If you're still coming up dry for information about an area, it's possible the land has changed hands and it's no longer accessible to the public. If that's the case, start at square one—our Hiking Guide has thousands of entries, and there's likely to be another option that fits your requirements.
BONus Tip: Understand Washington's Weird Weather
There is a LOT to learn about Washington's weather if you want to. But the main points listed below are the most likely ways your trip could be affected. Will your campsite be snow-free? Is it going to rain during your trip? (Probably at some point.) Can you even get there?
Here are the top four things to know.
One-click weather for every hike. Every hike in the Hiking Guide has a link to the NOAA forecast for that area, and it makes sense to check it while planning, and just before you take off. Look to the left of the Directions area, and see what you're getting into.

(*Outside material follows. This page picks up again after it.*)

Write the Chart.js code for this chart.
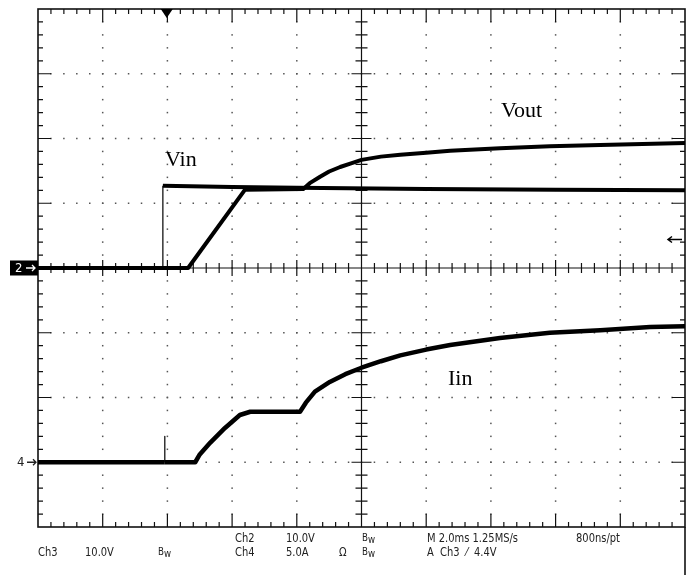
<!DOCTYPE html>
<html>
<head>
<meta charset="utf-8">
<script src="https://cdn.jsdelivr.net/npm/chart.js@4.4.0/dist/chart.umd.min.js"></script>
<style>
  body { margin: 0; background: #fff; }
  #wrap { position: relative; width: 693px; height: 575px; overflow: hidden; }
  .lbl { position: absolute; font-family: "Liberation Serif", "DejaVu Serif", serif; font-size: 22px; color: #000; line-height: 22px; white-space: nowrap; }
  .st { position: absolute; font-family: "DejaVu Sans Condensed", "DejaVu Sans", sans-serif; font-size: 12px; color: #222; line-height: 13px; white-space: nowrap; transform: scaleX(0.92); transform-origin: left; }
  .bw { font-size: 10.5px; }
  .bw span { position: relative; top: 2px; }
</style>
</head>
<body>
<div id="wrap">
  <canvas id="scope" width="693" height="575"></canvas>

  <div class="lbl" style="left:165px; top:148px;">Vin</div>
  <div class="lbl" style="left:501px; top:99px;">Vout</div>
  <div class="lbl" style="left:448px; top:367px;">Iin</div>

  <div class="st" style="left:235px; top:532px;">Ch2</div>
  <div class="st" style="left:286px; top:532px;">10.0V</div>
  <div class="st bw" style="left:362px; top:531px;">B<span>w</span></div>
  <div class="st" style="left:427px; top:532px;">M 2.0ms 1.25MS/s</div>
  <div class="st" style="left:576px; top:532px;">800ns/pt</div>

  <div class="st" style="left:38px; top:546px;">Ch3</div>
  <div class="st" style="left:85px; top:546px;">10.0V</div>
  <div class="st bw" style="left:158px; top:545px;">B<span>w</span></div>
  <div class="st" style="left:235px; top:546px;">Ch4</div>
  <div class="st" style="left:286px; top:546px;">5.0A</div>
  <div class="st" style="left:339px; top:546px;">Ω</div>
  <div class="st bw" style="left:362px; top:545px;">B<span>w</span></div>
  <div class="st" style="left:427px; top:546px;">A&nbsp; Ch3 &nbsp;⁄&nbsp; 4.4V</div>
</div>

<script>
// time in divisions (0..10), amplitude in divisions (-4..4)
var vinTime = [0, 1.93, 1.93, 3.0, 4.0, 6.0, 8.0, 10];
var vin     = [0, 0, 1.27, 1.25, 1.24, 1.22, 1.21, 1.20];

var voutTime = [0, 2.32, 3.2, 4.1, 4.2, 4.36, 4.5, 4.67, 4.85, 5.0, 5.3, 5.6, 6.0, 6.37, 7.14, 7.91, 8.69, 10];
var vout     = [0, 0, 1.21, 1.22, 1.31, 1.41, 1.49, 1.56, 1.62, 1.67, 1.72, 1.75, 1.78, 1.81, 1.85, 1.88, 1.90, 1.93];

var iinTime = [0, 1.96, 1.96, 1.96, 2.43, 2.5, 2.66, 2.89, 3.12, 3.28, 4.05, 4.14, 4.28, 4.51, 4.75, 5.0, 5.3, 5.6, 6.0, 6.37, 7.14, 7.91, 8.69, 9.46, 10];
var iin     = [-3.0, -3.0, -2.6, -3.0, -3.0, -2.88, -2.7, -2.47, -2.27, -2.22, -2.22, -2.08, -1.91, -1.76, -1.64, -1.54, -1.44, -1.35, -1.26, -1.19, -1.08, -1.0, -0.96, -0.91, -0.9];

function toPoints(xs, ys) {
  var pts = [];
  for (var i = 0; i < xs.length; i++) {
    pts.push({ x: xs[i], y: ys[i] });
  }
  return pts;
}

// thin line where the trace jumps straight up (fast edge)
function edgeWidth(w) {
  return function(ctx) {
    return ctx.p0.parsed.x === ctx.p1.parsed.x ? 1.2 : w;
  };
}

var scopeGrid = {
  id: 'scopeGrid',
  beforeDatasetsDraw: function(chart) {
    var ctx = chart.ctx;
    var a = chart.chartArea;
    var sx = chart.scales.x;
    var sy = chart.scales.y;
    var cx = sx.getPixelForValue(5);
    var cy = sy.getPixelForValue(0);
    var i, t, p, len;

    ctx.save();
    // dotted graticule
    ctx.fillStyle = '#555';
    for (i = 1; i < 10; i++) {
      if (i == 5) continue;
      p = sx.getPixelForValue(i);
      for (t = 1; t < 40; t++) {
        ctx.fillRect(p - 0.75, sy.getPixelForValue(-4 + t * 0.2) - 0.75, 1.5, 1.5);
      }
    }
    for (i = -3; i <= 3; i++) {
      if (i == 0) continue;
      p = sy.getPixelForValue(i);
      for (t = 1; t < 50; t++) {
        ctx.fillRect(sx.getPixelForValue(t * 0.2) - 0.75, p - 0.75, 1.5, 1.5);
      }
    }

    ctx.strokeStyle = '#111';
    ctx.lineWidth = 1.2;
    ctx.beginPath();
    // center axes
    ctx.moveTo(cx, a.top); ctx.lineTo(cx, a.bottom);
    ctx.moveTo(a.left, cy); ctx.lineTo(a.right, cy);

    // ticks along x
    for (t = 1; t < 50; t++) {
      p = sx.getPixelForValue(t * 0.2);
      len = (t % 5 == 0) ? 13 : 5;
      ctx.moveTo(p, a.top); ctx.lineTo(p, a.top + len);
      ctx.moveTo(p, a.bottom); ctx.lineTo(p, a.bottom - len);
      len = (t % 5 == 0) ? 8 : 5;
      ctx.moveTo(p, cy - len); ctx.lineTo(p, cy + len);
    }
    // ticks along y
    for (t = 1; t < 40; t++) {
      p = sy.getPixelForValue(-4 + t * 0.2);
      len = (t % 5 == 0) ? 13 : 5;
      ctx.moveTo(a.left, p); ctx.lineTo(a.left + len, p);
      ctx.moveTo(a.right, p); ctx.lineTo(a.right - len, p);
      len = (t % 5 == 0) ? 10 : 6;
      ctx.moveTo(cx - len, p); ctx.lineTo(cx + len, p);
    }
    ctx.stroke();

    // frame
    ctx.lineWidth = 1.6;
    ctx.strokeRect(a.left, a.top, a.right - a.left, a.bottom - a.top);
    ctx.beginPath();
    ctx.moveTo(a.right, a.bottom);
    ctx.lineTo(a.right, chart.height);
    ctx.stroke();

    // channel 2 ground marker
    var g2 = sy.getPixelForValue(0);
    ctx.fillStyle = '#000';
    ctx.fillRect(10, g2 - 7.5, a.left - 10, 15);
    ctx.fillStyle = '#fff';
    ctx.font = '13px "DejaVu Sans Condensed", sans-serif';
    ctx.textBaseline = 'middle';
    ctx.fillText('2', 15, g2 + 0.5);
    ctx.strokeStyle = '#fff';
    ctx.lineWidth = 1.3;
    ctx.beginPath();
    ctx.moveTo(26, g2); ctx.lineTo(35, g2);
    ctx.moveTo(32, g2 - 3); ctx.lineTo(35, g2); ctx.lineTo(32, g2 + 3);
    ctx.stroke();

    // channel 4 ground marker
    var g4 = sy.getPixelForValue(-3);
    ctx.fillStyle = '#222';
    ctx.fillText('4', 17, g4);
    ctx.strokeStyle = '#222';
    ctx.beginPath();
    ctx.moveTo(27, g4); ctx.lineTo(36, g4);
    ctx.moveTo(33, g4 - 3); ctx.lineTo(36, g4); ctx.lineTo(33, g4 + 3);
    ctx.stroke();

    // trigger position marker
    var tp = sx.getPixelForValue(1.99);
    ctx.fillStyle = '#000';
    ctx.beginPath();
    ctx.moveTo(tp - 6, a.top);
    ctx.lineTo(tp + 6, a.top);
    ctx.lineTo(tp, a.top + 9);
    ctx.closePath();
    ctx.fill();

    // trigger level marker
    var tl = sy.getPixelForValue(0.44);
    ctx.strokeStyle = '#000';
    ctx.lineWidth = 1.5;
    ctx.beginPath();
    ctx.moveTo(a.right - 3, tl); ctx.lineTo(a.right - 17, tl);
    ctx.moveTo(a.right - 13, tl - 3); ctx.lineTo(a.right - 17, tl); ctx.lineTo(a.right - 13, tl + 3);
    ctx.stroke();

    ctx.restore();
  }
};

var ctx = document.getElementById('scope').getContext('2d');
var chart = new Chart(ctx, {
  type: 'line',
  data: {
    datasets: [
      {
        label: 'Vin',
        data: toPoints(vinTime, vin),
        borderColor: '#000',
        borderWidth: 4,
        segment: { borderWidth: edgeWidth(4) },
        pointRadius: 0,
        tension: 0
      },
      {
        label: 'Vout',
        data: toPoints(voutTime, vout),
        borderColor: '#000',
        borderWidth: 4,
        borderJoinStyle: 'round',
        pointRadius: 0,
        tension: 0
      },
      {
        label: 'Iin',
        data: toPoints(iinTime, iin),
        borderColor: '#000',
        borderWidth: 4.5,
        borderJoinStyle: 'round',
        segment: { borderWidth: edgeWidth(4.5) },
        pointRadius: 0,
        tension: 0
      }
    ]
  },
  options: {
    responsive: false,
    animation: false,
    layout: { padding: { left: 38, right: 8, top: 9, bottom: 48 } },
    plugins: { legend: { display: false }, tooltip: { enabled: false } },
    scales: {
      x: { type: 'linear', min: 0, max: 10, display: false },
      y: { type: 'linear', min: -4, max: 4, display: false }
    }
  },
  plugins: [scopeGrid]
});
</script>
</body>
</html>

Snow sticks around for a long time here. Northwest Avalanche Center (NWAC) reports that many avalanche deaths occur late in the season, when most people think summer is in full swing and the snow is long gone. In reality, while the lowlands may be dry, snow sticks around in the high country, and by May-July, it can get very soft and loose—prime conditions for avalanches.
Roads wash out. Every year. Many of Washington's hiking trails are accessed using our extensive network of logging and forest roads, and these are subject to washouts in spring, when snow melts, swelling rivers that sometimes flood their banks. If you are hoping to do an early-season hike at a remote destination, it's definitely worth doing extra research to be sure that road is open and driveable all the way to the trailhead.
- Conditions change constantly. Even if there's not a cloud in the sky on your way out the door, you might arrive at a trailhead to find it raining. This happens to me a lot, and having gear when conditions change is really important. Plus, it's nice to actually get some use out of your gear. It's annoying to get wet in a sudden storm, knowing you have a perfectly good raincoat sitting at home.